A política externa, de segurança e militar dos Estados Unidos e da União Europeia foi fundamental para consolidar o madurismo, como foi para consolidar a ditadura de Pinochet no Chile. Não são fenômenos comparáveis, mas têm semelhanças. A política dos EUA em relação ao Chile da Guerra Fria consolidou o bloco anticomunista, pinochetista, por medo do avanço da esquerda. No caso da Venezuela, os EUA desde 2017 têm uma política externa, de segurança e militar que resulta em um bloqueio ilegal, ilegítimo e cruel, que impacta terrivelmente na vida cotidiana do povo e não ajuda em nada a resistência ao madurismo. Ao contrário, essa política foi um excelente pretexto para consolidar o madurismo, porque permitiu a unificação do bloco governista contra um inimigo externo muito poderoso. Desde 2018, a guerra na Ucrânia agudizou os conflitos geopolíticos e os EUA tiveram que negociar com a Venezuela por petróleo, oxigenando economicamente o governo Maduro, que foi um dos poucos que não aplicou sanções à Rússia.

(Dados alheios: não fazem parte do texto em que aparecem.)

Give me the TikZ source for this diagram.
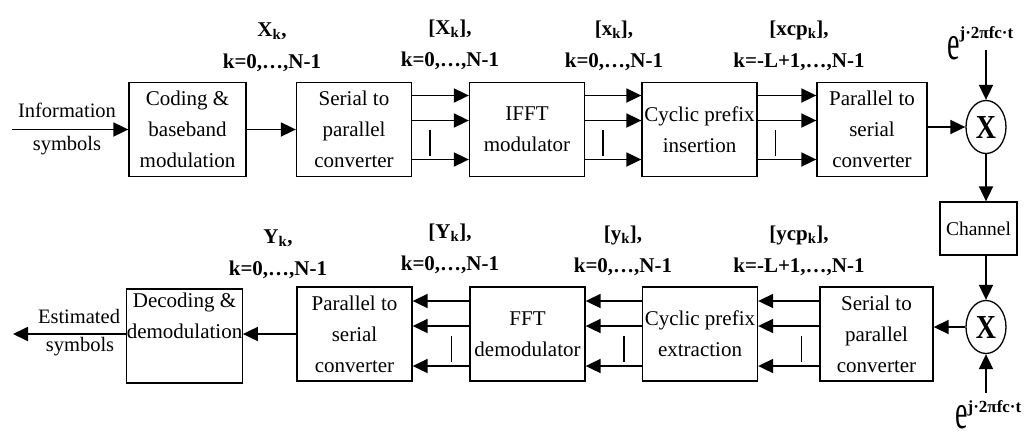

Outro fator determinante para a permanência de Maduro no poder é o caráter depredador do capitalismo extrativista no território venezuelano e na Amazônia. Hoje, a Venezuela tem 28% do seu território destinado à extração mineira, inclusive no território dos povos indígenas. Maduro comanda a economia com grandes capitais ilegítimos, alguns ilegais, que têm a maior parte de suas operações na ilegalidade. Isso dificulta o monitoramento e as sanções internacionais.
O terceiro fator é a capacidade do Governo de controlar o sistema eleitoral. O povo não escolheu Maduro, mas o CNE anunciou sua vitória e o TSJ apoiou o CNE. A oposição também tem responsabilidade na consolidação de Maduro. A oposição, durante a última década, se recusou a construir um movimento popular para substituir Maduro. Preferiu permanecer nas instituições que não tinham controle e preferiu acatar a liderança dos EUA e do Grupo de Lima, que propunham sanções e um golpe de Estado. Essas estratégias deram excelentes desculpas ao madurismo para reprimir, perseguir e consolidar seu poder.